Work to complete: Can you transcribe every line exactly and leave the pictures behind?

Records with drawing code
⟨

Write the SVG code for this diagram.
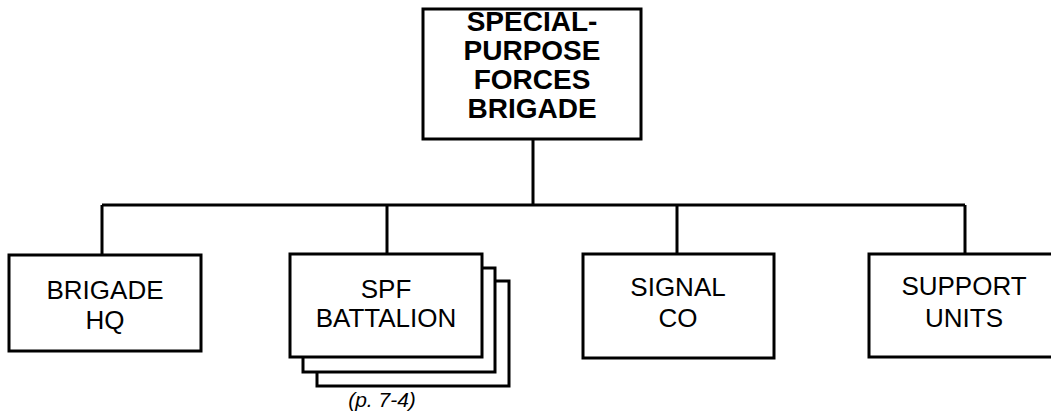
<svg xmlns="http://www.w3.org/2000/svg" width="1051" height="420" viewBox="0 0 1051 420">
<style>
.box{fill:#fff;stroke:#000;stroke-width:3}
.ln{fill:none;stroke:#000;stroke-width:3}
.t{font-family:"Liberation Sans",Arial,sans-serif;font-size:26px;text-anchor:middle;fill:#000}
.tb{font-family:"Liberation Sans",Arial,sans-serif;font-size:28px;font-weight:bold;text-anchor:middle;fill:#000}
.ti{font-family:"Liberation Sans",Arial,sans-serif;font-size:21px;font-style:italic;text-anchor:middle;fill:#000}
</style>
<rect width="1051" height="420" fill="#fff"/>
<g id="connectors">
<path class="ln" d="M533,139 V205 M102,205 H965 M102,205 V255 M387,205 V254 M677,205 V254 M965,205 V254"/>
</g>
<g id="brigade">
<rect class="box" x="423" y="9" width="218" height="130"/>
<text class="tb" x="532" y="31">SPECIAL-</text>
<text class="tb" x="532" y="60">PURPOSE</text>
<text class="tb" x="532" y="89">FORCES</text>
<text class="tb" x="532" y="118">BRIGADE</text>
</g>
<g id="brigade-hq">
<rect class="box" x="9" y="255" width="192" height="96"/>
<text class="t" x="105" y="299">BRIGADE</text>
<text class="t" x="105" y="329">HQ</text>
</g>
<g id="spf-battalion">
<rect class="box" x="317" y="281" width="192" height="105"/>
<rect class="box" x="303" y="268" width="192" height="104"/>
<rect class="box" x="290" y="254" width="192" height="103"/>
<text class="t" x="386" y="298">SPF</text>
<text class="t" x="386" y="327">BATTALION</text>
<text class="ti" x="382" y="407">(p. 7-4)</text>
</g>
<g id="signal-co">
<rect class="box" x="583" y="254" width="191" height="104"/>
<text class="t" x="678" y="296">SIGNAL</text>
<text class="t" x="678" y="327">CO</text>
</g>
<g id="support-units">
<rect class="box" x="869" y="254" width="192" height="103"/>
<text class="t" x="964" y="295">SUPPORT</text>
<text class="t" x="964" y="327">UNITS</text>
</g>
</svg>
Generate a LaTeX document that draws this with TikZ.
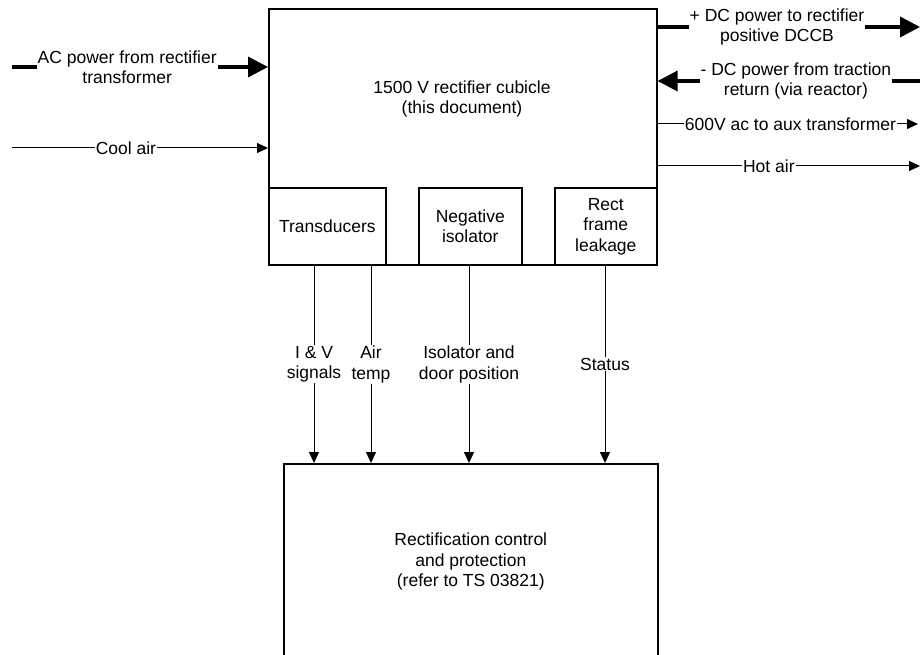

⟩

Solution to this exercise:
Write the SVG code for this diagram.
<svg xmlns="http://www.w3.org/2000/svg" width="1051" height="420" viewBox="0 0 1051 420">
<style>
.box{fill:#fff;stroke:#000;stroke-width:3}
.ln{fill:none;stroke:#000;stroke-width:3}
.t{font-family:"Liberation Sans",Arial,sans-serif;font-size:26px;text-anchor:middle;fill:#000}
.tb{font-family:"Liberation Sans",Arial,sans-serif;font-size:28px;font-weight:bold;text-anchor:middle;fill:#000}
.ti{font-family:"Liberation Sans",Arial,sans-serif;font-size:21px;font-style:italic;text-anchor:middle;fill:#000}
</style>
<rect width="1051" height="420" fill="#fff"/>
<g id="connectors">
<path class="ln" d="M533,139 V205 M102,205 H965 M102,205 V255 M387,205 V254 M677,205 V254 M965,205 V254"/>
</g>
<g id="brigade">
<rect class="box" x="423" y="9" width="218" height="130"/>
<text class="tb" x="532" y="31">SPECIAL-</text>
<text class="tb" x="532" y="60">PURPOSE</text>
<text class="tb" x="532" y="89">FORCES</text>
<text class="tb" x="532" y="118">BRIGADE</text>
</g>
<g id="brigade-hq">
<rect class="box" x="9" y="255" width="192" height="96"/>
<text class="t" x="105" y="299">BRIGADE</text>
<text class="t" x="105" y="329">HQ</text>
</g>
<g id="spf-battalion">
<rect class="box" x="317" y="281" width="192" height="105"/>
<rect class="box" x="303" y="268" width="192" height="104"/>
<rect class="box" x="290" y="254" width="192" height="103"/>
<text class="t" x="386" y="298">SPF</text>
<text class="t" x="386" y="327">BATTALION</text>
<text class="ti" x="382" y="407">(p. 7-4)</text>
</g>
<g id="signal-co">
<rect class="box" x="583" y="254" width="191" height="104"/>
<text class="t" x="678" y="296">SIGNAL</text>
<text class="t" x="678" y="327">CO</text>
</g>
<g id="support-units">
<rect class="box" x="869" y="254" width="192" height="103"/>
<text class="t" x="964" y="295">SUPPORT</text>
<text class="t" x="964" y="327">UNITS</text>
</g>
</svg>
Generate a LaTeX document that draws this with TikZ.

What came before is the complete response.